Problem - Count every line of the material that holds the string "this". Respond with the total only.

-- Begin Data for the task --

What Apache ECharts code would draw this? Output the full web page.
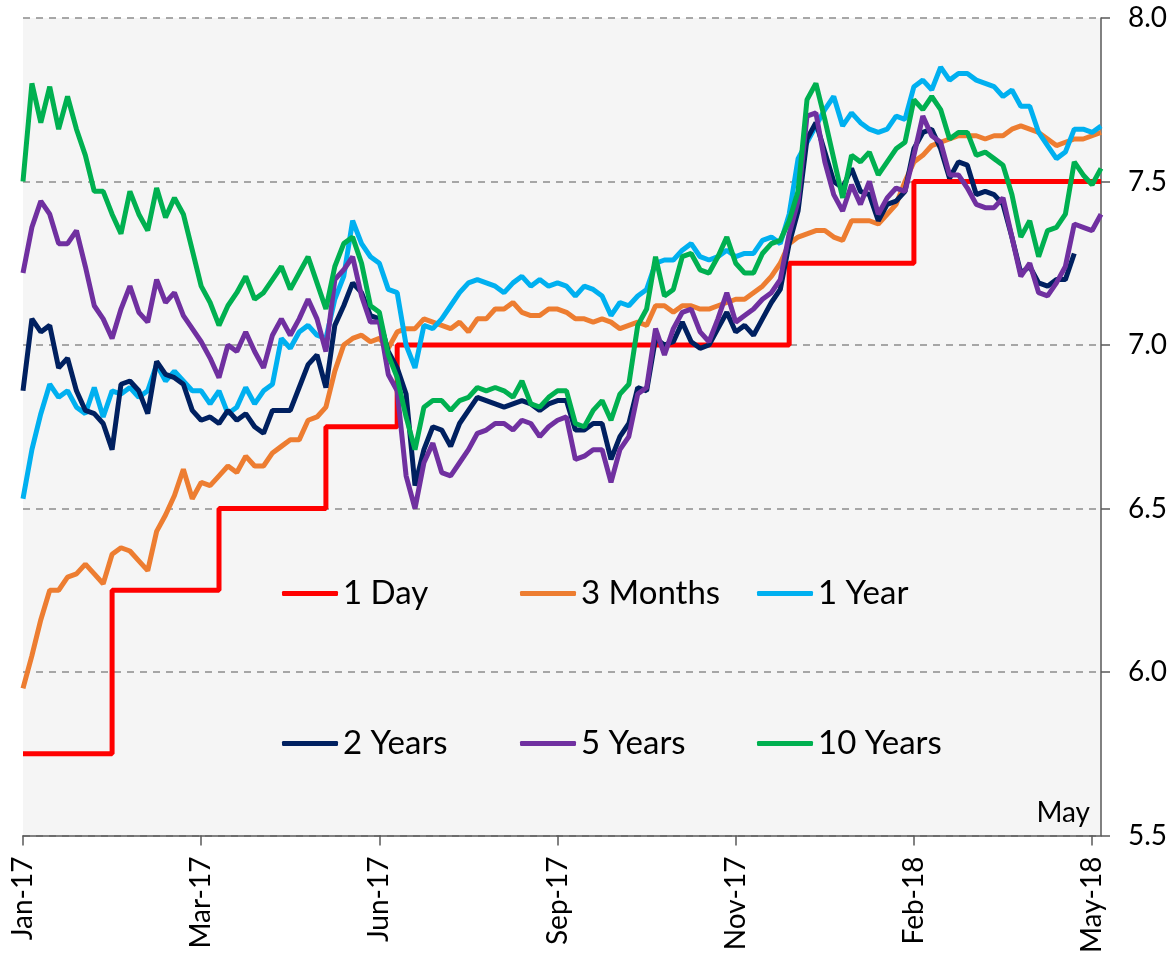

-- End Data for the task --
-- Begin Data for the task --

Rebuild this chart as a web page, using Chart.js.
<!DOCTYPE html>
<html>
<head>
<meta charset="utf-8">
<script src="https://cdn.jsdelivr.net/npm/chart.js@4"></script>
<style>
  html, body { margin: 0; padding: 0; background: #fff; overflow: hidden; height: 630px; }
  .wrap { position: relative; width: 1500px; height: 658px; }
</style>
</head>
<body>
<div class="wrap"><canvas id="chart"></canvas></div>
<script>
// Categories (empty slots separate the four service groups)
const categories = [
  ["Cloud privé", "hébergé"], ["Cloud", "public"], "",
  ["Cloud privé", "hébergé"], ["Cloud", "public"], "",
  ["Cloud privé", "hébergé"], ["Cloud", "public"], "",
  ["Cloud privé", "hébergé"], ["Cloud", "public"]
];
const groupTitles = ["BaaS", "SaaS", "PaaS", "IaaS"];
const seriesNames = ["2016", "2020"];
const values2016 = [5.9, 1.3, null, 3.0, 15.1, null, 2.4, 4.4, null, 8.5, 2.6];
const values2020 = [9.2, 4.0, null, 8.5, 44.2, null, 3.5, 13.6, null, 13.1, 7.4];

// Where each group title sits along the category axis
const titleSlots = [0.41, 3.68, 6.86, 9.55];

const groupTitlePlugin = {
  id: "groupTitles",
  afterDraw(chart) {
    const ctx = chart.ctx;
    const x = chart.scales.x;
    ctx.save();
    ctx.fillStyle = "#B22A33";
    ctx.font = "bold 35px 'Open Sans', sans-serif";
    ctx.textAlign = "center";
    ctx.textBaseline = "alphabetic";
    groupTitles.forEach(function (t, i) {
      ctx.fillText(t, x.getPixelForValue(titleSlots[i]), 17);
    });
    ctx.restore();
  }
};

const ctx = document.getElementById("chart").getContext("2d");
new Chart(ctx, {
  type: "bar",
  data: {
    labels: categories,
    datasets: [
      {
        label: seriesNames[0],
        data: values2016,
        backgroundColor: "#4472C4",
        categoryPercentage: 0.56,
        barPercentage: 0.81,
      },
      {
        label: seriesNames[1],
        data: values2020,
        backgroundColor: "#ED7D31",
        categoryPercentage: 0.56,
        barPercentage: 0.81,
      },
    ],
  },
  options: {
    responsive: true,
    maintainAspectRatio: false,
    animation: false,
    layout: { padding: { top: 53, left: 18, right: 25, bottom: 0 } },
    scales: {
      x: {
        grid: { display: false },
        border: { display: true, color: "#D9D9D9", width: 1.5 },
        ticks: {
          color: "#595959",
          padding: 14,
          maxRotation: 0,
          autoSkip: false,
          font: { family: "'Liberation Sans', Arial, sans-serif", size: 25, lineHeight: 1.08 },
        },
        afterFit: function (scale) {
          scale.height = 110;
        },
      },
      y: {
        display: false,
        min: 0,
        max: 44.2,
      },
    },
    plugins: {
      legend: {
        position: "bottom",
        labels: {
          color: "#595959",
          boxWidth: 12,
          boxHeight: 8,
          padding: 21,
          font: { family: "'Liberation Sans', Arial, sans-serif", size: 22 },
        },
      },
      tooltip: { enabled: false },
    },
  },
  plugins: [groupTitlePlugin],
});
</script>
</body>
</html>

-- End Data for the task --

Solved problem - 2